The Control Proxy Hypothesis
A third explanation, and possibly the most psychologically significant one, involves the relationship between order in the environment and the sense of personal control. Research from the University of Minnesota's Carlson School of Management examining the behavioral effects of disordered environments found that participants who worked in cluttered spaces showed increased cortisol levels, reduced persistence on difficult tasks, and higher self-reported feelings of being overwhelmed compared to participants in organized environments — even when the task content was identical. Environmental order and psychological sense of control appear to be linked at a level below deliberate reasoning. Watching an environment be brought into order may activate some version of the same control-related circuitry that environmental order in one's own space activates, providing a proxy experience of control and resolution that is particularly appealing to people who feel lacking in control in other areas of their lives.
The ASMR Connection
Organization content overlaps substantially in its audience with ASMR content — audio and video content that produces a distinctive tingling or relaxation response in some people. The overlap is not coincidental. Both categories provide sensory experiences of resolution and completion: the ASMR response is a physiological resolution, the organization response a visual one. The categories share a mechanism of providing low-stakes, high-density resolution experiences that reduce arousal and produce calm. Researchers studying parasocial media consumption have noted that both ASMR and organization content are disproportionately consumed in the evening and in periods of high-stress, suggesting a self-regulatory function. People are not watching these videos when they feel fine. They are using them to downregulate.
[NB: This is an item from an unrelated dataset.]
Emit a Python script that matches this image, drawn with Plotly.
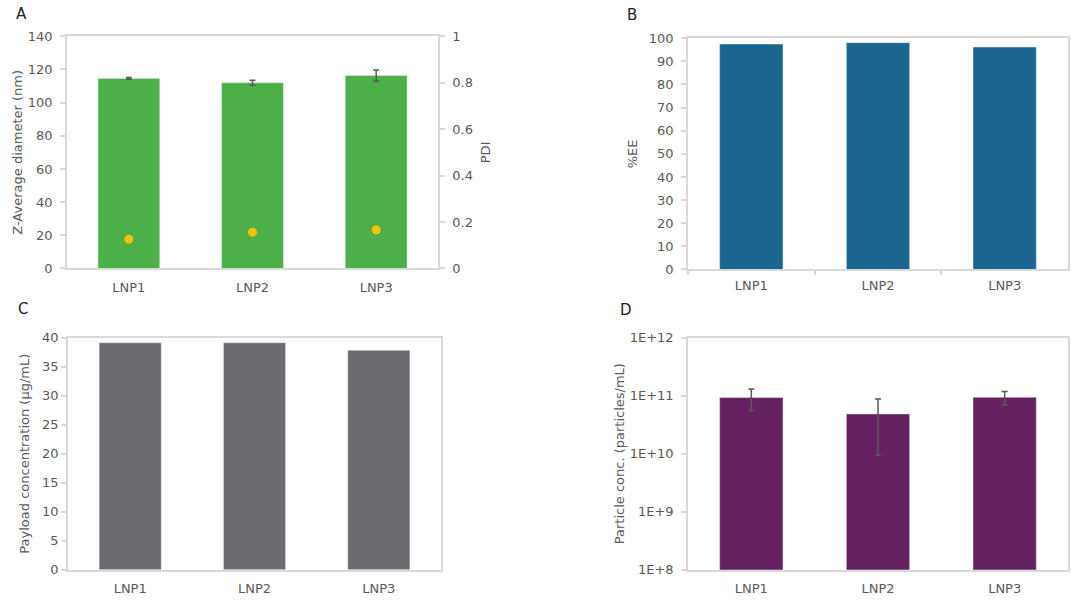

What You Are Actually Watching For
The appeal of organization content is not, ultimately, about organization. It is about the experience of watching a state of disorder resolve into a state of order, and the brain's reliable reward response to that resolution. The fact that it is happening to someone else's pantry, in a house you have never visited, to items that have no significance in your life, is largely irrelevant. The visual pattern is completing. The brain is responding. That is what you came for.